begin DATA EXTRACT

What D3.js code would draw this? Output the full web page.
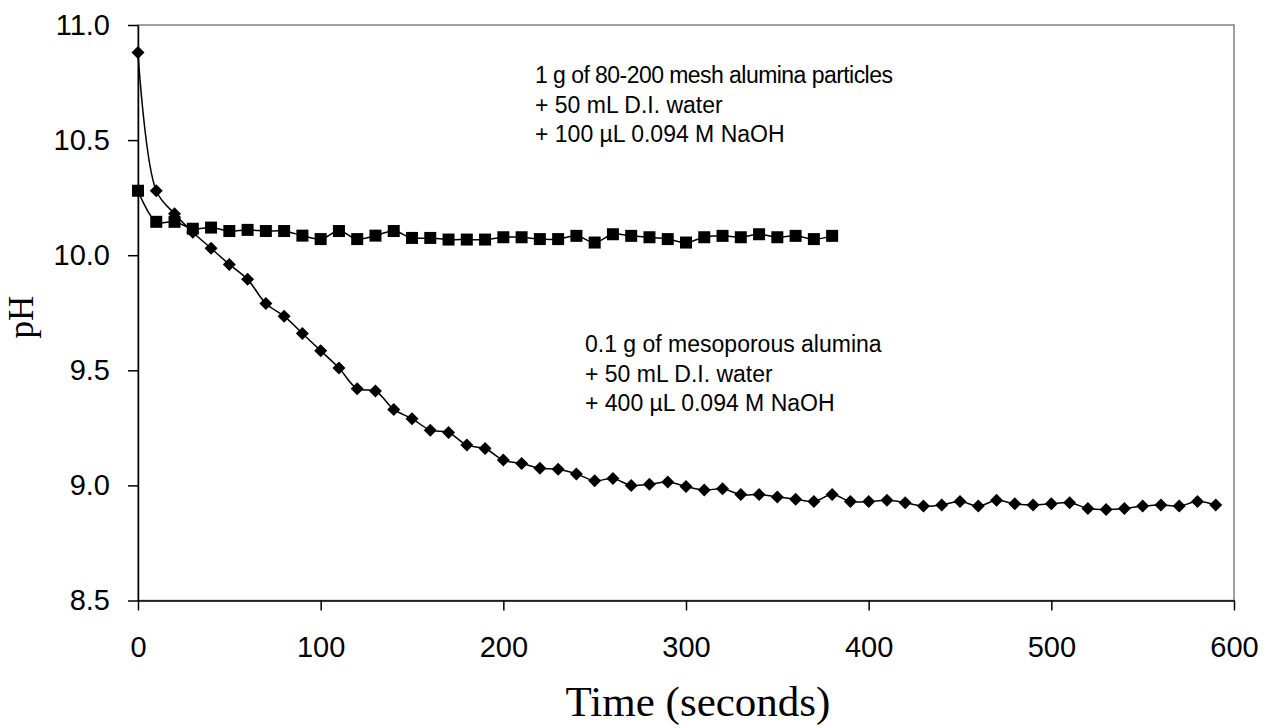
<!DOCTYPE html>
<html>
<head>
<meta charset="utf-8">
<script src="https://cdn.jsdelivr.net/npm/d3@7"></script>
<style>
    body { margin: 0; background: #fff; }
    svg { display: block; }
</style>
</head>
<body>
<svg id="chart"></svg>
<script>
// time (s) for the mesoporous alumina run
const timeMeso = [0, 10, 20, 30, 40, 50, 60, 70, 80, 90,
    100, 110, 120, 130, 140, 150, 160, 170, 180, 190,
    200, 210, 220, 230, 240, 250, 260, 270, 280, 290,
    300, 310, 320, 330, 340, 350, 360, 370, 380, 390,
    400, 410, 420, 430, 440, 450, 460, 470, 480, 490,
    500, 510, 520, 530, 540, 550, 560, 570, 580, 590];
const phMeso = [10.88, 10.28, 10.18, 10.10, 10.03, 9.96, 9.895, 9.79, 9.735, 9.66,
    9.585, 9.51, 9.42, 9.41, 9.33, 9.29, 9.24, 9.23, 9.175, 9.16,
    9.11, 9.095, 9.075, 9.07, 9.05, 9.02, 9.03, 9.00, 9.005, 9.015,
    8.995, 8.98, 8.985, 8.96, 8.96, 8.95, 8.94, 8.93, 8.96, 8.93,
    8.93, 8.935, 8.925, 8.91, 8.915, 8.93, 8.91, 8.935, 8.92, 8.915,
    8.92, 8.925, 8.90, 8.895, 8.90, 8.91, 8.915, 8.91, 8.93, 8.915];

// time (s) for the 80-200 mesh particle run
const timeMesh = [0, 10, 20, 30, 40, 50, 60, 70, 80, 90,
    100, 110, 120, 130, 140, 150, 160, 170, 180, 190,
    200, 210, 220, 230, 240, 250, 260, 270, 280, 290,
    300, 310, 320, 330, 340, 350, 360, 370, 380];
const phMesh = [10.28, 10.145, 10.145, 10.115, 10.12, 10.105, 10.11, 10.105, 10.105, 10.085,
    10.07, 10.105, 10.07, 10.085, 10.105, 10.075, 10.075, 10.068, 10.068, 10.068,
    10.078, 10.078, 10.07, 10.07, 10.084, 10.055, 10.091, 10.084, 10.078, 10.07,
    10.055, 10.078, 10.084, 10.078, 10.091, 10.078, 10.084, 10.07, 10.084];

const xTicks = [0, 100, 200, 300, 400, 500, 600];
const yTicks = [8.5, 9.0, 9.5, 10.0, 10.5, 11.0];

const noteMesh = ['1 g of 80-200 mesh alumina particles', '+ 50 mL D.I. water', '+ 100 µL 0.094 M NaOH'];
const noteMeso = ['0.1 g of mesoporous alumina', '+ 50 mL D.I. water', '+ 400 µL 0.094 M NaOH'];

const width = 1264, height = 728;
const margin = { top: 25, right: 30, bottom: 127.5, left: 138 };
const innerW = width - margin.left - margin.right;
const innerH = height - margin.top - margin.bottom;

const svg = d3.select('#chart')
    .attr('width', width)
    .attr('height', height);

const chart = svg.append('g')
    .attr('transform', `translate(${margin.left}, ${margin.top})`);

const xscale = d3.scaleLinear().domain([0, 600]).range([0, innerW]);
const yscale = d3.scaleLinear().domain([8.5, 11.0]).range([innerH, 0]);

// plot area border (top and right show grey)
chart.append('rect')
    .attr('x', 0).attr('y', 0)
    .attr('width', innerW).attr('height', innerH)
    .attr('fill', 'none')
    .attr('stroke', '#808080')
    .attr('stroke-width', 1.5);

const xaxis = d3.axisBottom(xscale)
    .tickValues(xTicks)
    .tickSize(10)
    .tickSizeOuter(0)
    .tickPadding(26);

const yaxis = d3.axisLeft(yscale)
    .tickValues(yTicks)
    .tickFormat(d3.format('.1f'))
    .tickSize(10)
    .tickSizeOuter(0)
    .tickPadding(18);

const xg = chart.append('g')
    .attr('transform', `translate(0, ${innerH})`)
    .call(xaxis);
const yg = chart.append('g').call(yaxis);

[xg, yg].forEach(g => {
    g.select('.domain').attr('stroke', '#000').attr('stroke-width', 1.5);
    g.selectAll('.tick line').attr('stroke', '#000').attr('stroke-width', 1.5);
    g.selectAll('.tick text')
        .attr('fill', '#000')
        .style('font-family', '"Liberation Sans", Arial, sans-serif')
        .style('font-size', '29px');
});

// axis titles
svg.append('text')
    .attr('x', 698)
    .attr('y', 716)
    .attr('text-anchor', 'middle')
    .style('font-family', '"Liberation Serif", "Times New Roman", serif')
    .style('font-size', '43px')
    .text('Time (seconds)');

svg.append('text')
    .attr('transform', 'translate(33, 317) rotate(-90)')
    .attr('text-anchor', 'middle')
    .style('font-family', '"Liberation Serif", "Times New Roman", serif')
    .style('font-size', '35px')
    .text('pH');

// series
const meso = timeMeso.map((t, i) => ({ x: t, y: phMeso[i] }));
const mesh = timeMesh.map((t, i) => ({ x: t, y: phMesh[i] }));

const line = d3.line()
    .x(d => xscale(d.x))
    .y(d => yscale(d.y))
    .curve(d3.curveCatmullRom.alpha(0.5));

chart.append('path')
    .attr('d', line(meso))
    .attr('fill', 'none')
    .attr('stroke', '#000')
    .attr('stroke-width', 1.5);

chart.append('path')
    .attr('d', line(mesh))
    .attr('fill', 'none')
    .attr('stroke', '#000')
    .attr('stroke-width', 1.5);

chart.selectAll('.diamond')
    .data(meso)
    .enter()
    .append('path')
    .attr('class', 'diamond')
    .attr('transform', d => `translate(${xscale(d.x)}, ${yscale(d.y)})`)
    .attr('d', 'M0,-6.5L6.5,0L0,6.5L-6.5,0Z')
    .attr('fill', '#000');

chart.selectAll('.square')
    .data(mesh)
    .enter()
    .append('rect')
    .attr('class', 'square')
    .attr('x', d => xscale(d.x) - 6)
    .attr('y', d => yscale(d.y) - 6)
    .attr('width', 12)
    .attr('height', 12)
    .attr('fill', '#000');

// annotations
function note(lines, x, y) {
    const t = svg.append('text')
        .attr('x', x)
        .attr('y', y)
        .style('font-family', '"Liberation Sans", Arial, sans-serif')
        .style('font-size', '23px')
        .attr('fill', '#000');
    lines.forEach((s, i) => {
        t.append('tspan')
            .attr('x', x)
            .attr('dy', i === 0 ? 0 : 29.5)
            .style('letter-spacing', s.length > 30 ? '-0.55px' : null)
            .text(s);
    });
}

note(noteMesh, 535, 83);
note(noteMeso, 585, 352);
</script>
</body>
</html>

end DATA EXTRACT

THE PROBLEM: The pictures should not be reproduced; quote all of the other material exactly.

SOLUTION TO THIS PROBLEM:
What D3.js code would draw this? Output the full web page.
<!DOCTYPE html>
<html>
<head>
<meta charset="utf-8">
<script src="https://cdn.jsdelivr.net/npm/d3@7"></script>
<style>
    body { margin: 0; background: #fff; }
    svg { display: block; }
</style>
</head>
<body>
<svg id="chart"></svg>
<script>
// time (s) for the mesoporous alumina run
const timeMeso = [0, 10, 20, 30, 40, 50, 60, 70, 80, 90,
    100, 110, 120, 130, 140, 150, 160, 170, 180, 190,
    200, 210, 220, 230, 240, 250, 260, 270, 280, 290,
    300, 310, 320, 330, 340, 350, 360, 370, 380, 390,
    400, 410, 420, 430, 440, 450, 460, 470, 480, 490,
    500, 510, 520, 530, 540, 550, 560, 570, 580, 590];
const phMeso = [10.88, 10.28, 10.18, 10.10, 10.03, 9.96, 9.895, 9.79, 9.735, 9.66,
    9.585, 9.51, 9.42, 9.41, 9.33, 9.29, 9.24, 9.23, 9.175, 9.16,
    9.11, 9.095, 9.075, 9.07, 9.05, 9.02, 9.03, 9.00, 9.005, 9.015,
    8.995, 8.98, 8.985, 8.96, 8.96, 8.95, 8.94, 8.93, 8.96, 8.93,
    8.93, 8.935, 8.925, 8.91, 8.915, 8.93, 8.91, 8.935, 8.92, 8.915,
    8.92, 8.925, 8.90, 8.895, 8.90, 8.91, 8.915, 8.91, 8.93, 8.915];

// time (s) for the 80-200 mesh particle run
const timeMesh = [0, 10, 20, 30, 40, 50, 60, 70, 80, 90,
    100, 110, 120, 130, 140, 150, 160, 170, 180, 190,
    200, 210, 220, 230, 240, 250, 260, 270, 280, 290,
    300, 310, 320, 330, 340, 350, 360, 370, 380];
const phMesh = [10.28, 10.145, 10.145, 10.115, 10.12, 10.105, 10.11, 10.105, 10.105, 10.085,
    10.07, 10.105, 10.07, 10.085, 10.105, 10.075, 10.075, 10.068, 10.068, 10.068,
    10.078, 10.078, 10.07, 10.07, 10.084, 10.055, 10.091, 10.084, 10.078, 10.07,
    10.055, 10.078, 10.084, 10.078, 10.091, 10.078, 10.084, 10.07, 10.084];

const xTicks = [0, 100, 200, 300, 400, 500, 600];
const yTicks = [8.5, 9.0, 9.5, 10.0, 10.5, 11.0];

const noteMesh = ['1 g of 80-200 mesh alumina particles', '+ 50 mL D.I. water', '+ 100 µL 0.094 M NaOH'];
const noteMeso = ['0.1 g of mesoporous alumina', '+ 50 mL D.I. water', '+ 400 µL 0.094 M NaOH'];

const width = 1264, height = 728;
const margin = { top: 25, right: 30, bottom: 127.5, left: 138 };
const innerW = width - margin.left - margin.right;
const innerH = height - margin.top - margin.bottom;

const svg = d3.select('#chart')
    .attr('width', width)
    .attr('height', height);

const chart = svg.append('g')
    .attr('transform', `translate(${margin.left}, ${margin.top})`);

const xscale = d3.scaleLinear().domain([0, 600]).range([0, innerW]);
const yscale = d3.scaleLinear().domain([8.5, 11.0]).range([innerH, 0]);

// plot area border (top and right show grey)
chart.append('rect')
    .attr('x', 0).attr('y', 0)
    .attr('width', innerW).attr('height', innerH)
    .attr('fill', 'none')
    .attr('stroke', '#808080')
    .attr('stroke-width', 1.5);

const xaxis = d3.axisBottom(xscale)
    .tickValues(xTicks)
    .tickSize(10)
    .tickSizeOuter(0)
    .tickPadding(26);

const yaxis = d3.axisLeft(yscale)
    .tickValues(yTicks)
    .tickFormat(d3.format('.1f'))
    .tickSize(10)
    .tickSizeOuter(0)
    .tickPadding(18);

const xg = chart.append('g')
    .attr('transform', `translate(0, ${innerH})`)
    .call(xaxis);
const yg = chart.append('g').call(yaxis);

[xg, yg].forEach(g => {
    g.select('.domain').attr('stroke', '#000').attr('stroke-width', 1.5);
    g.selectAll('.tick line').attr('stroke', '#000').attr('stroke-width', 1.5);
    g.selectAll('.tick text')
        .attr('fill', '#000')
        .style('font-family', '"Liberation Sans", Arial, sans-serif')
        .style('font-size', '29px');
});

// axis titles
svg.append('text')
    .attr('x', 698)
    .attr('y', 716)
    .attr('text-anchor', 'middle')
    .style('font-family', '"Liberation Serif", "Times New Roman", serif')
    .style('font-size', '43px')
    .text('Time (seconds)');

svg.append('text')
    .attr('transform', 'translate(33, 317) rotate(-90)')
    .attr('text-anchor', 'middle')
    .style('font-family', '"Liberation Serif", "Times New Roman", serif')
    .style('font-size', '35px')
    .text('pH');

// series
const meso = timeMeso.map((t, i) => ({ x: t, y: phMeso[i] }));
const mesh = timeMesh.map((t, i) => ({ x: t, y: phMesh[i] }));

const line = d3.line()
    .x(d => xscale(d.x))
    .y(d => yscale(d.y))
    .curve(d3.curveCatmullRom.alpha(0.5));

chart.append('path')
    .attr('d', line(meso))
    .attr('fill', 'none')
    .attr('stroke', '#000')
    .attr('stroke-width', 1.5);

chart.append('path')
    .attr('d', line(mesh))
    .attr('fill', 'none')
    .attr('stroke', '#000')
    .attr('stroke-width', 1.5);

chart.selectAll('.diamond')
    .data(meso)
    .enter()
    .append('path')
    .attr('class', 'diamond')
    .attr('transform', d => `translate(${xscale(d.x)}, ${yscale(d.y)})`)
    .attr('d', 'M0,-6.5L6.5,0L0,6.5L-6.5,0Z')
    .attr('fill', '#000');

chart.selectAll('.square')
    .data(mesh)
    .enter()
    .append('rect')
    .attr('class', 'square')
    .attr('x', d => xscale(d.x) - 6)
    .attr('y', d => yscale(d.y) - 6)
    .attr('width', 12)
    .attr('height', 12)
    .attr('fill', '#000');

// annotations
function note(lines, x, y) {
    const t = svg.append('text')
        .attr('x', x)
        .attr('y', y)
        .style('font-family', '"Liberation Sans", Arial, sans-serif')
        .style('font-size', '23px')
        .attr('fill', '#000');
    lines.forEach((s, i) => {
        t.append('tspan')
            .attr('x', x)
            .attr('dy', i === 0 ? 0 : 29.5)
            .style('letter-spacing', s.length > 30 ? '-0.55px' : null)
            .text(s);
    });
}

note(noteMesh, 535, 83);
note(noteMeso, 585, 352);
</script>
</body>
</html>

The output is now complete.